Heartworm not only is a major problem in dogs, which typically cannot even develop immunity upon infection (i.e., dogs can become reinfected even after being cured by chemotherapy), but is also becoming increasingly widespread in other companion animals, such as cats and ferrets. Heartworm infections have also been reported in humans. Other parasitic helminthic infections are also widespread, and all require better treatment, including a preventative vaccine program.
One method by which parasites evade a host animal's immune system appears to be by neutralizing at least a portion of the immune response mounted by the host animal. Articles in the literature speculate that by producing an enzyme such as glutathione peroxidase, glutathione transferase and/or superoxide dismutase, parasites may resist the effects of oxidants produced by the host cellular immune system in response to infection. Cookson et al., 1992, Proc. Natl. Acad.
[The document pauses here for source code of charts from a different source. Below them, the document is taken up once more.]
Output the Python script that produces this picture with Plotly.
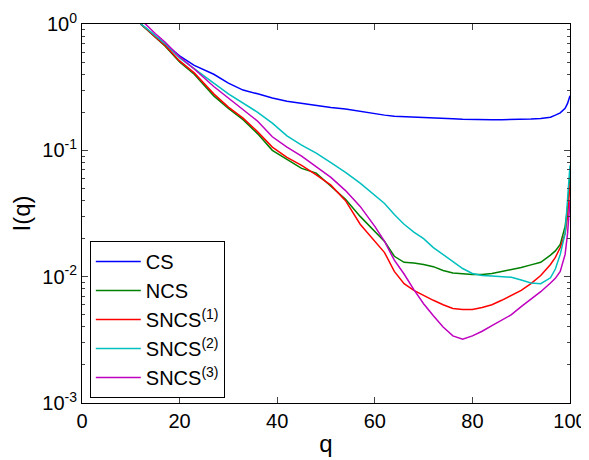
import plotly.graph_objects as go

q = [12, 13, 15, 17, 20, 23, 27, 30, 33, 36, 39, 42, 45, 48, 51, 54, 57, 60,
     62, 64, 66, 68, 70, 72, 74, 76, 78, 80, 82, 84, 86, 88, 90, 92, 94, 96,
     97, 98, 99, 99.5, 100]

cs = [1.0, 0.93, 0.80, 0.70, 0.56, 0.47, 0.40, 0.34, 0.30, 0.28, 0.26, 0.245,
      0.235, 0.225, 0.218, 0.212, 0.203, 0.195, 0.19, 0.186, 0.185, 0.184,
      0.183, 0.181, 0.179, 0.178, 0.176, 0.175, 0.175, 0.175, 0.175, 0.175,
      0.176, 0.177, 0.179, 0.183, 0.19, 0.198, 0.215, 0.235, 0.27]

ncs = [1.0, 0.92, 0.78, 0.67, 0.50, 0.40, 0.27, 0.215, 0.175, 0.135, 0.10,
       0.085, 0.072, 0.066, 0.052, 0.041, 0.030, 0.023, 0.019, 0.0145, 0.013,
       0.0128, 0.0125, 0.012, 0.0112, 0.0107, 0.0105, 0.0104, 0.0104, 0.0106,
       0.011, 0.0114, 0.0118, 0.0124, 0.013, 0.0148, 0.016, 0.018, 0.025,
       0.035, 0.065]

sncs1 = [1.0, 0.93, 0.79, 0.68, 0.51, 0.41, 0.28, 0.22, 0.18, 0.14, 0.106,
         0.088, 0.076, 0.064, 0.053, 0.040, 0.026, 0.019, 0.0155, 0.011,
         0.0088, 0.0078, 0.0071, 0.0065, 0.006, 0.0056, 0.0055, 0.0055,
         0.0057, 0.006, 0.0065, 0.0071, 0.0078, 0.0088, 0.0102, 0.0125,
         0.0142, 0.017, 0.022, 0.03, 0.055]

sncs2 = [1.0, 0.94, 0.81, 0.70, 0.54, 0.44, 0.34, 0.28, 0.235, 0.20, 0.164,
         0.13, 0.11, 0.095, 0.08, 0.067, 0.055, 0.044, 0.038, 0.031, 0.026,
         0.0225, 0.020, 0.017, 0.015, 0.0132, 0.0116, 0.0106, 0.0102, 0.0101,
         0.0100, 0.0099, 0.0094, 0.0089, 0.0088, 0.0098, 0.0115, 0.015,
         0.022, 0.04, 0.076]

sncs3 = [1.08, 1.0, 0.84, 0.72, 0.55, 0.44, 0.32, 0.26, 0.21, 0.17, 0.128,
         0.106, 0.09, 0.074, 0.061, 0.048, 0.036, 0.025, 0.019, 0.0135,
         0.0105, 0.0079, 0.0061, 0.0049, 0.004, 0.0034, 0.0032, 0.0034,
         0.0037, 0.0041, 0.0045, 0.005, 0.0058, 0.0066, 0.0076, 0.0089,
         0.0097, 0.011, 0.015, 0.022, 0.04]

names = ["CS", "NCS", "SNCS<sup>(1)</sup>", "SNCS<sup>(2)</sup>", "SNCS<sup>(3)</sup>"]
colors = ["#0000ff", "#008000", "#ff0000", "#00bfbf", "#bf00bf"]

y_major = [0.001, 0.01, 0.1, 1]
y_labels = ["10<sup>-3</sup>", "10<sup>-2</sup>", "10<sup>-1</sup>", "10<sup>0</sup>"]
# minor ticks 2..9 in each decade
y_minor = [k * d for d in [0.001, 0.01, 0.1] for k in range(2, 10)]

fig = go.Figure()
for name, ys, c in zip(names, [cs, ncs, sncs1, sncs2, sncs3], colors):
    fig.add_trace(go.Scatter(x=q, y=ys, mode="lines", name=name,
                             line=dict(color=c, width=1.5)))

axis_font = dict(family="Liberation Sans, Arial", size=20, color="black")

# page body adds 8px, so the figure is a bit smaller than the window
fig.update_layout(
    width=581, height=452,
    margin=dict(l=74, r=19, t=16, b=57),
    paper_bgcolor="white", plot_bgcolor="white",
    font=axis_font,
    legend=dict(x=0.016, y=0.013, xanchor="left", yanchor="bottom",
                bordercolor="black", borderwidth=1, bgcolor="white",
                font=axis_font, tracegroupgap=0, itemwidth=45),
    xaxis=dict(range=[0, 100], tickvals=[0, 20, 40, 60, 80, 100],
               ticks="inside", ticklen=6, showline=True, mirror="ticks",
               linecolor="black", linewidth=1, showgrid=False, zeroline=False,
               automargin=False,
               title=dict(text="q", standoff=4)),
    yaxis=dict(type="log", range=[-3, 0],
               tickvals=y_major, ticktext=y_labels,
               ticks="inside", ticklen=6, showline=True, mirror="ticks",
               linecolor="black", linewidth=1, showgrid=False, zeroline=False,
               automargin=False,
               minor=dict(tickvals=y_minor, ticks="inside", ticklen=3,
                          showgrid=False),
               title=dict(text="I(q)", standoff=4)),
)

fig.write_html("out.html")
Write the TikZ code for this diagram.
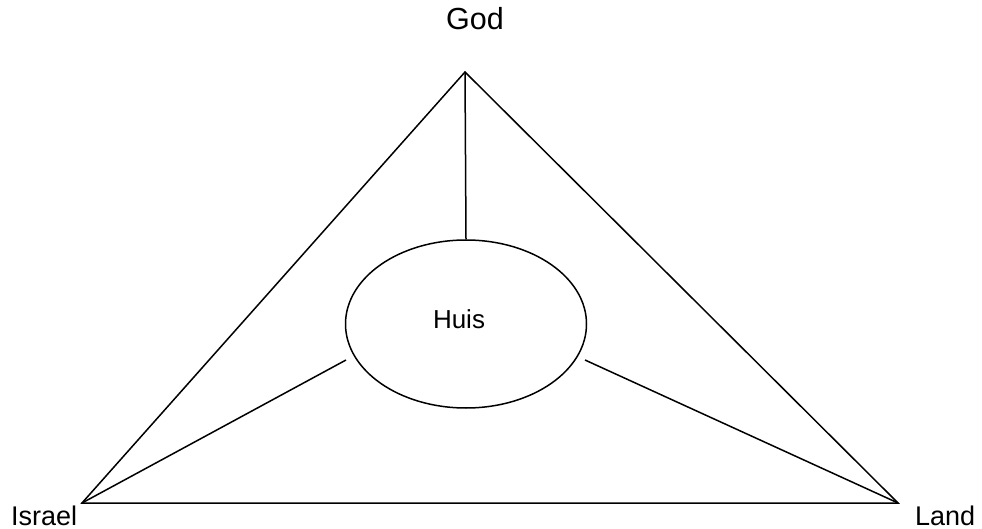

Sci. 89, 5837-5841, for example, speculate that soluble forms of Brugia glutathione peroxidase may inhibit the oxidative burst of leukocytes (burst of hydrogen peroxide) and neutralize secondary products of lipid peroxidation, thus providing a possible explanation of why these parasites are apparently resistant to immune effector mechanisms of immune-mediated cytotoxicity.
Glutathione peroxidase has been identified in, and the gene encoding the enzyme has been cloned from, a number of organisms, including the filariid parasites Brugia pahangi, Brugia malayi and Wuchereria bancrofti as well as the trematode Schistosoma mansoni. The nucleotide sequence of the genes encoding B. malayi and B. pahangi glutathione peroxidases were reported to be 93.7% identical, whereas the nucleotide sequence of the genes encoding W. bancrofti and B. pahangi glutathione peroxidases were reported to be 83.1% identical; see, for example, Cookson et al., 1993, Mol. Biochem. Parasitol. 58, 155-160. Surface-labelling and antibody studies suggest that in Brugia, glutathione peroxidase appears to be present on L4 and adult parasites, but not on L3 parasites; see, for example, Selkirk et al., 1990, Mol. Biochem. Parasitol. 42, 31-43. A soluble form of glutathione peroxidase also appears to be secreted from such parasites.
Although glutathione peroxidase is a major glycoprotein of Brugia, glutathione peroxidase production in D. immitis is undetectable according to Callahan et al., 1991, Mol. Biochem. Parasitol. 49, 245-252. Callahan et al., ibid., suggest that D. immitis uses superoxide dismutase to protect itself from cell-mediated immunity. A review article by Selkirk et al., 1992, Immunobiology 184, 263-281, discloses that one drawback with glutathione peroxidase is that the protein is not observed until post-infective L3 and that, as such, a vaccine against Gp29 may not neutralize invasive larvae and may promote lymphatic pathology.